What to Look For in an ASN Intelligence Provider
Not all ASN intelligence services are created equal. When choosing a provider, it's crucial to evaluate their capabilities to ensure you're getting accurate, actionable data that can truly protect your business from sophisticated threats.
Here are key features to consider:
- Real-Time Data: Fraud happens in milliseconds. Your provider must offer a low-latency API that can deliver ASN data in real-time to avoid slowing down your user experience. Batch processing is not sufficient for modern fraud prevention.
- Comprehensive Reputation Scoring: Look for a provider that offers a nuanced reputation score, not just a binary "good" or "bad" flag. A detailed score allows you to create more sophisticated rules for blocking, reviewing, or allowing traffic.
- Historical Data and Context: The best providers don't just look at current activity. They analyze historical data to identify long-term patterns, such as ASNs that are repeatedly used to launch attacks, even if they go dormant for periods.
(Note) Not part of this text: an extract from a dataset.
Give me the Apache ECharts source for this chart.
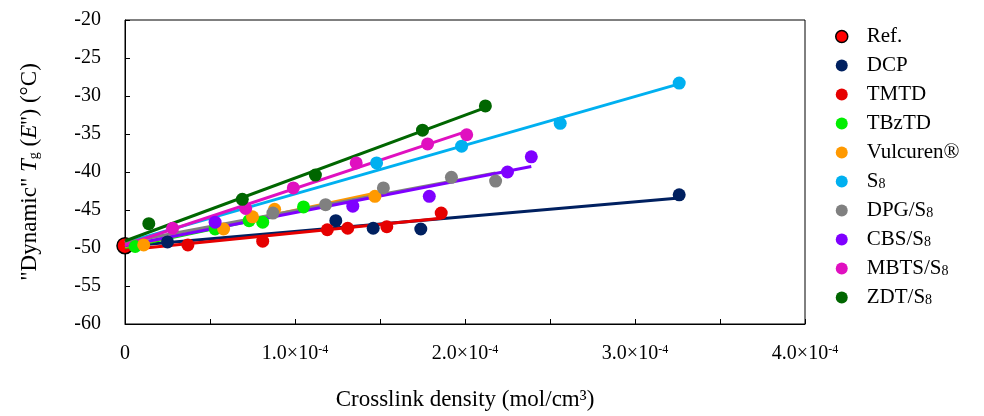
<!DOCTYPE html>
<html><head><meta charset="utf-8">
<script src="https://cdn.jsdelivr.net/npm/echarts@6/dist/echarts.min.js"></script>
<style>html,body{margin:0;padding:0;background:#fff}#c{width:984px;height:416px}</style>
</head><body><div id="c"></div>
<script>
// Data (x: crosslink density mol/cm3, y: dynamic Tg in °C)
const seriesNames = ['Ref.', 'DCP', 'TMTD', 'TBzTD', 'Vulcuren®', 'S8', 'DPG/S8', 'CBS/S8', 'MBTS/S8', 'ZDT/S8'];
const legendLabels = ['Ref.', 'DCP', 'TMTD', 'TBzTD', 'Vulcuren®', 'S{s|8}', 'DPG/S{s|8}', 'CBS/S{s|8}', 'MBTS/S{s|8}', 'ZDT/S{s|8}'];
const refX = [0];
const refY = [-49.7];
const dcpX = [0.25e-4, 1.24e-4, 1.46e-4, 1.74e-4, 3.26e-4];
const dcpY = [-49.2, -46.4, -47.4, -47.5, -43.0];
const tmtdX = [0.37e-4, 0.81e-4, 1.19e-4, 1.31e-4, 1.54e-4, 1.86e-4];
const tmtdY = [-49.6, -49.1, -47.6, -47.4, -47.2, -45.4];
const tbztdX = [0.06e-4, 0.53e-4, 0.73e-4, 0.81e-4, 1.05e-4];
const tbztdY = [-49.8, -47.5, -46.4, -46.6, -44.6];
const vulX = [0.11e-4, 0.58e-4, 0.75e-4, 0.88e-4, 1.47e-4];
const vulY = [-49.6, -47.5, -45.9, -44.9, -43.2];
const s8X = [1.48e-4, 1.98e-4, 2.56e-4, 3.26e-4];
const s8Y = [-38.8, -36.6, -33.6, -28.3];
const dpgX = [0.87e-4, 1.18e-4, 1.52e-4, 1.92e-4, 2.18e-4];
const dpgY = [-45.4, -44.3, -42.1, -40.7, -41.2];
const cbsX = [0.53e-4, 1.34e-4, 1.79e-4, 2.25e-4, 2.39e-4];
const cbsY = [-46.6, -44.5, -43.2, -40.0, -38.0];
const mbtsX = [0.28e-4, 0.71e-4, 0.99e-4, 1.36e-4, 1.78e-4, 2.01e-4];
const mbtsY = [-47.4, -44.8, -42.1, -38.8, -36.3, -35.1];
const zdtX = [0.14e-4, 0.69e-4, 1.12e-4, 1.75e-4, 2.12e-4];
const zdtY = [-46.8, -43.6, -40.4, -34.5, -31.3];
const yTicks = [-60, -55, -50, -45, -40, -35, -30, -25, -20];
const xTicks = [0, 1e-4, 2e-4, 3e-4, 4e-4];

const colors = ['#ff0000', '#002060', '#e60000', '#00ee00', '#ff9900', '#00b0f0', '#808080', '#7f00ff', '#e010c0', '#006600'];
const xs = [refX, dcpX, tmtdX, tbztdX, vulX, s8X, dpgX, cbsX, mbtsX, zdtX];
const ys = [refY, dcpY, tmtdY, tbztdY, vulY, s8Y, dpgY, cbsY, mbtsY, zdtY];

function fit(x, y) {
  // linear trend including the reference point
  const X = refX.concat(x), Y = refY.concat(y);
  const n = X.length;
  const mx = X.reduce((a, b) => a + b, 0) / n, my = Y.reduce((a, b) => a + b, 0) / n;
  let sxy = 0, sxx = 0;
  for (let i = 0; i < n; i++) { sxy += (X[i] - mx) * (Y[i] - my); sxx += (X[i] - mx) ** 2; }
  const k = sxy / sxx, b = my - k * mx;
  const xmax = Math.max(...x);
  return [[0, b], [xmax, b + k * xmax]];
}

const FONT = 'Liberation Serif';
const series = [];
for (let i = 1; i < seriesNames.length; i++) {
  series.push({
    type: 'line', name: seriesNames[i] + ' trend', data: fit(xs[i], ys[i]),
    showSymbol: false, symbol: 'none', lineStyle: { color: colors[i], width: 3 },
    itemStyle: { color: colors[i] }, z: 3, silent: true, animation: false
  });
}
for (let i = 0; i < seriesNames.length; i++) {
  series.push({
    type: 'scatter', name: seriesNames[i],
    data: xs[i].map((v, j) => [v, ys[i][j]]),
    symbolSize: i === 0 ? 16 : 13,
    itemStyle: i === 0 ? { color: colors[i], borderColor: '#000', borderWidth: 1.5, opacity: 1 } : { color: colors[i], opacity: 1 },
    z: i === 0 ? 2 : 4, animation: false
  });
}

const chart = echarts.init(document.getElementById('c'), null, { renderer: 'canvas' });
chart.setOption({
  backgroundColor: '#fff',
  animation: false,
  grid: { left: 125, right: 179, top: 20, bottom: 92, show: true, borderColor: '#000', borderWidth: 1 },
  xAxis: {
    type: 'value', min: xTicks[0], max: xTicks[xTicks.length - 1], interval: 0.5e-4,
    axisLine: { show: true, lineStyle: { color: '#000', width: 1 } },
    axisTick: { show: true, inside: true, length: 5, lineStyle: { color: '#000' } },
    splitLine: { show: false },
    axisLabel: {
      margin: 20, color: '#000', fontFamily: FONT, fontSize: 20,
      formatter: v => {
        const k = Math.round(v / 1e-5);
        if (k % 10 !== 0) return '';
        if (k === 0) return '0';
        return (k / 10).toFixed(1) + '×10{sup|-4}';
      },
      rich: { sup: { fontFamily: FONT, fontSize: 12, verticalAlign: 'top', padding: [0, 0, 8, 0], color: '#000' } }
    },
    name: 'Crosslink density (mol/cm³)', nameLocation: 'middle', nameGap: 64,
    nameTextStyle: { color: '#000', fontFamily: FONT, fontSize: 23 }
  },
  yAxis: {
    type: 'value', min: yTicks[0], max: yTicks[yTicks.length - 1], interval: 5,
    axisLine: { show: true, lineStyle: { color: '#000', width: 1 } },
    axisTick: { show: true, inside: true, length: 5, lineStyle: { color: '#000' } },
    splitLine: { show: false },
    axisLabel: { margin: 24, color: '#000', fontFamily: FONT, fontSize: 20 },
    name: '"Dynamic" {it|T}{sub|g} ({it|E}\'\') (°C)', nameLocation: 'middle', nameGap: 84, nameRotate: 90,
    nameTextStyle: {
      color: '#000', fontFamily: FONT, fontSize: 23,
      rich: {
        it: { fontFamily: FONT, fontSize: 23, fontStyle: 'italic', color: '#000' },
        sub: { fontFamily: FONT, fontSize: 14, verticalAlign: 'bottom', padding: [9, 0, 0, 0], color: '#000' }
      }
    }
  },
  legend: {
    orient: 'vertical', left: 830, top: 21, itemWidth: 12, itemHeight: 12, itemGap: 8,
    icon: 'circle',
    data: seriesNames.map((n, i) => ({ name: n, itemStyle: i === 0 ? { borderColor: '#000', borderWidth: 1.5 } : { borderWidth: 0 } })),
    formatter: name => legendLabels[seriesNames.indexOf(name)],
    textStyle: {
      color: '#000', fontFamily: FONT, fontSize: 21, lineHeight: 20, padding: [0, 0, 0, 14],
      rich: { s: { fontFamily: FONT, fontSize: 14, verticalAlign: 'bottom', padding: [6, 0, 0, 0], color: '#000' } }
    }
  },
  series: series
});
</script></body></html>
- Seamless API Integration: The service should be easy to integrate into your existing systems. Look for clear documentation, robust client libraries for different programming languages, and a flexible API that fits your workflow. Greip, for example, offers easy-to-use APIs designed for developers.
Building a Fortress: The Power of a Multi-Layered Defense
While ASN reputation is a powerful tool, it is not a standalone solution. The most effective fraud prevention strategies adopt a multi-layered approach, combining multiple signals to create a comprehensive picture of user risk. Each layer acts as a checkpoint, making it progressively harder for fraudsters to succeed.
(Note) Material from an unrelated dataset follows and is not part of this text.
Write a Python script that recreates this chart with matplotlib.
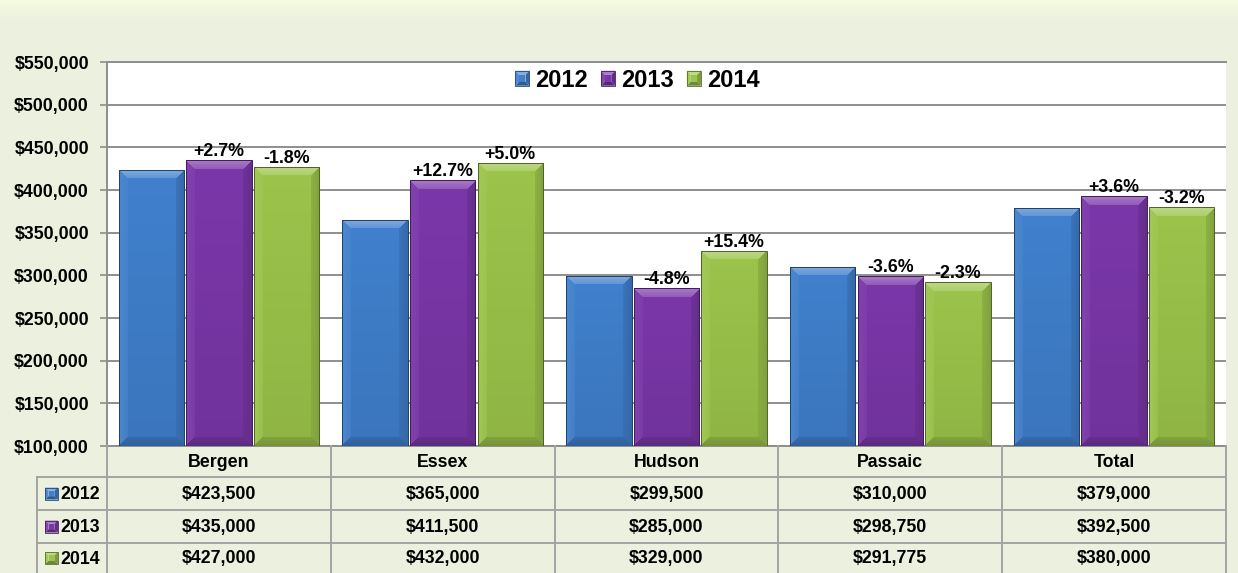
import matplotlib.pyplot as plt
import numpy as np
from matplotlib.colors import to_rgb
from matplotlib.patches import Rectangle, Polygon
from matplotlib.legend_handler import HandlerBase

counties = ["Bergen", "Essex", "Hudson", "Passaic", "Total"]
years = ["2012", "2013", "2014"]
price_2012 = [423500, 365000, 299500, 310000, 379000]
price_2013 = [435000, 411500, 285000, 298750, 392500]
price_2014 = [427000, 432000, 329000, 291775, 380000]
series = [price_2012, price_2013, price_2014]
colors = ["#4080cd", "#7a37a9", "#9cc44b"]

y_min, y_max, y_step = 100000, 550000, 50000

plt.rcParams['font.family'] = ['Liberation Sans', 'DejaVu Sans']
plt.rcParams['font.weight'] = 'bold'

W, H, DPI = 1238, 573, 100
BG = '#ebf1de'
GRID = '#8e8e8e'
TABLE_LINE = '#a3a3a3'
FS = 12.8


def shade(c, f):
    c = np.asarray(to_rgb(c)) if isinstance(c, str) else np.asarray(c)
    if f >= 0:
        return c + (1 - c) * f
    return c * (1 + f)


def bevel_image(color, pw, ph, b):
    # bar face with a light top bevel, dark bottom bevel and shaded sides
    nx, ny = max(int(round(pw)), 2), max(int(round(ph)), 2)
    jj, ii = np.meshgrid(np.arange(nx) + 0.5, np.arange(ny) + 0.5)
    d = np.stack([ii, ny - ii, jj, nx - jj])  # top, bottom, left, right
    side = d.argmin(0)
    dmin = d.min(0)
    base = np.asarray(to_rgb(color))
    t = (ii / ny)[..., None]
    img = base[None, None, :] * (1 - 0.08 * t)
    for k, f in enumerate([0.35, -0.25, 0.06, -0.18]):
        m = (side == k) & (dmin < b)
        # bevel fades toward the face
        w = (1 - dmin[m] / b)[:, None] * 0.5 + 0.5
        img[m] = img[m] * (1 - w) + shade(base, f) * w
    return np.clip(img, 0, 1)


def pyramid(x, y, w, h, color, transform, inset=0.28):
    # small bevelled square used for legend and table keys
    ix, iy = w * inset, h * inset
    o = [(x, y + h), (x + w, y + h), (x + w, y), (x, y)]
    i = [(x + ix, y + h - iy), (x + w - ix, y + h - iy), (x + w - ix, y + iy), (x + ix, y + iy)]
    tints = [0.35, -0.2, -0.3, 0.08]  # top, right, bottom, left
    arts = []
    for k in range(4):
        pts = [o[k], o[(k + 1) % 4], i[(k + 1) % 4], i[k]]
        arts.append(Polygon(pts, closed=True, facecolor=shade(color, tints[k]),
                            edgecolor='none', transform=transform))
    arts.append(Polygon(i, closed=True, facecolor=color, edgecolor='none', transform=transform))
    arts.append(Rectangle((x, y), w, h, fill=False, edgecolor=shade(color, -0.45),
                          lw=0.6, transform=transform))
    return arts


class BevelHandler(HandlerBase):
    def create_artists(self, legend, orig_handle, xdescent, ydescent,
                       width, height, fontsize, trans):
        return pyramid(-xdescent, -ydescent, width, height,
                       orig_handle.get_facecolor()[:3], trans)


fig = plt.figure(figsize=(W / DPI, H / DPI), dpi=DPI)
fig.patch.set_facecolor(BG)

# soft light band at the top of the background
bgax = fig.add_axes([0, 0, 1, 1], zorder=-10)
top_col = np.array(to_rgb('#f6fbe2'))
mid_col = np.array(to_rgb(BG))
rows = np.clip(np.arange(H) / 22.0, 0, 1)[:, None]
grad = top_col * (1 - rows) + mid_col * rows
bgax.imshow(grad[:, None, :], aspect='auto', extent=(0, 1, 0, 1))
bgax.axis('off')

ax = fig.add_axes([107 / W, 1 - 446 / H, (1226 - 107) / W, (446 - 62) / H])
ax.set_facecolor('white')
ax.set_xlim(-0.5, len(counties) - 0.5)
ax.set_ylim(y_min, y_max)
ax.set_yticks(np.arange(y_min, y_max + 1, y_step))
ax.yaxis.set_major_formatter(plt.FuncFormatter(lambda v, p: "${:,.0f}".format(v)))
ax.set_xticks([])
ax.yaxis.grid(True, color=GRID, lw=1.4)
ax.set_axisbelow(True)
ax.tick_params(axis='y', length=5, width=1.2, color=GRID, pad=8, labelsize=FS)
for s in ['left', 'top', 'bottom']:
    ax.spines[s].set_color(GRID)
    ax.spines[s].set_linewidth(1.4)
ax.spines['right'].set_visible(False)

ax_w_px = (1226 - 107)
ax_h_px = (446 - 62)
px_x = ax_w_px / (len(counties))
px_y = ax_h_px / (y_max - y_min)

x = np.arange(len(counties))
width = 0.293
offsets = [-0.302, 0.0, 0.302]

for k, (vals, col) in enumerate(zip(series, colors)):
    bars = ax.bar(x + offsets[k], vals, width, color=col, zorder=2, linewidth=0)
    for rect, v in zip(bars, vals):
        x0 = rect.get_x()
        pw = width * px_x
        ph = (v - y_min) * px_y
        img = bevel_image(col, pw, ph, 9)
        im = ax.imshow(img, extent=(x0, x0 + width, y_min, v), aspect='auto',
                       interpolation='bilinear', zorder=3)
        im.set_clip_path(rect)
        ax.add_patch(Rectangle((x0, y_min), width, v - y_min, fill=False,
                               edgecolor=shade(col, -0.5), lw=0.7, zorder=4))

# year-over-year change above the 2013 and 2014 bars
for k in (1, 2):
    for i in range(len(counties)):
        pct = (series[k][i] / series[k - 1][i] - 1) * 100
        ax.annotate("{:+.1f}%".format(pct), (x[i] + offsets[k], series[k][i]),
                    xytext=(0, 0), textcoords='offset points',
                    ha='center', va='bottom', fontsize=FS, zorder=6)

handles = [Rectangle((0, 0), 1, 1, facecolor=c) for c in colors]
leg = ax.legend(handles, years, loc='center', bbox_to_anchor=(0.474, 0.953),
                ncol=3, frameon=False, fontsize=17, handlelength=0.6,
                handleheight=0.6, handletextpad=0.25, columnspacing=0.55,
                handler_map={Rectangle: BevelHandler()})

# data table under the plot
tax = fig.add_axes([0, 0, 1, 1], zorder=5)
tax.set_xlim(0, W)
tax.set_ylim(H, 0)
tax.axis('off')
tax.patch.set_alpha(0)

edges_px = [ax.transData.transform((e, y_min))[0] for e in np.arange(len(counties) + 1) - 0.5]
centers_px = [ax.transData.transform((c, y_min))[0] for c in x]
top_px = H - ax.transData.transform((0, y_min))[1]
header_h, row_h = 31, 33
label_left = edges_px[0] - 70
row_tops = [top_px + header_h + r * row_h for r in range(len(years) + 1)]

for e in edges_px:
    tax.plot([e, e], [top_px, H + 5], color=TABLE_LINE, lw=1.4, clip_on=False)
tax.plot([label_left, label_left], [row_tops[0], H + 5], color=TABLE_LINE, lw=1.4)
for ry in row_tops[:-1]:
    tax.plot([label_left, edges_px[-1]], [ry, ry], color=TABLE_LINE, lw=1.4)

for c, name in zip(centers_px, counties):
    tax.text(c, top_px + header_h / 2 + 1, name, ha='center', va='center', fontsize=FS)

for r, (yr, vals, col) in enumerate(zip(years, series, colors)):
    cy = row_tops[r] + row_h / 2 - (1.5 if r == 2 else 0)
    for a in pyramid(label_left + 8, cy + 6, 13, -12, col, tax.transData):
        tax.add_artist(a)
    tax.text(label_left + 23, cy + 1, yr, ha='left', va='center', fontsize=FS)
    for c, v in zip(centers_px, vals):
        tax.text(c, cy + 1, "${:,.0f}".format(v), ha='center', va='center', fontsize=FS)

fig.savefig('out.png', dpi=DPI, facecolor=fig.get_facecolor())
Think of it as building a digital fortress. Your first layer might be a VPN & Proxy Detection service to catch basic anonymization attempts. The next layer could be ASN reputation analysis to assess the risk of the underlying network. This can be followed by device fingerprinting and behavioral analysis to spot anomalies in user actions.
Crucially, these layers should work together. For instance, an IP address originating from a high-risk ASN combined with an email address from a disposable domain (which can be identified with a service like Greip's Email Scoring) should raise a much bigger red flag than either signal alone. By cross-referencing data points like IP Location Intelligence and ASN type, you can build a highly accurate and resilient fraud detection engine.
Conclusion
The era of relying on simple IP blacklists is over. As fraudsters become more organized and their evasion tactics more sophisticated, businesses must adopt a more intelligent and proactive defense strategy. ASN reputation analysis provides the macro-level view needed to identify and neutralize threats at their source, offering a powerful weapon against residential proxies, Tor, and other advanced anonymization techniques.
By shifting focus from individual IPs to the networks they originate from, you can move from a reactive to a proactive security posture. Implementing ASN reputation as part of a multi-layered fraud prevention strategy is no longer just a best practice; it is an essential step for any online business looking to protect its revenue, its reputation, and its customers from the ever-evolving landscape of digital fraud.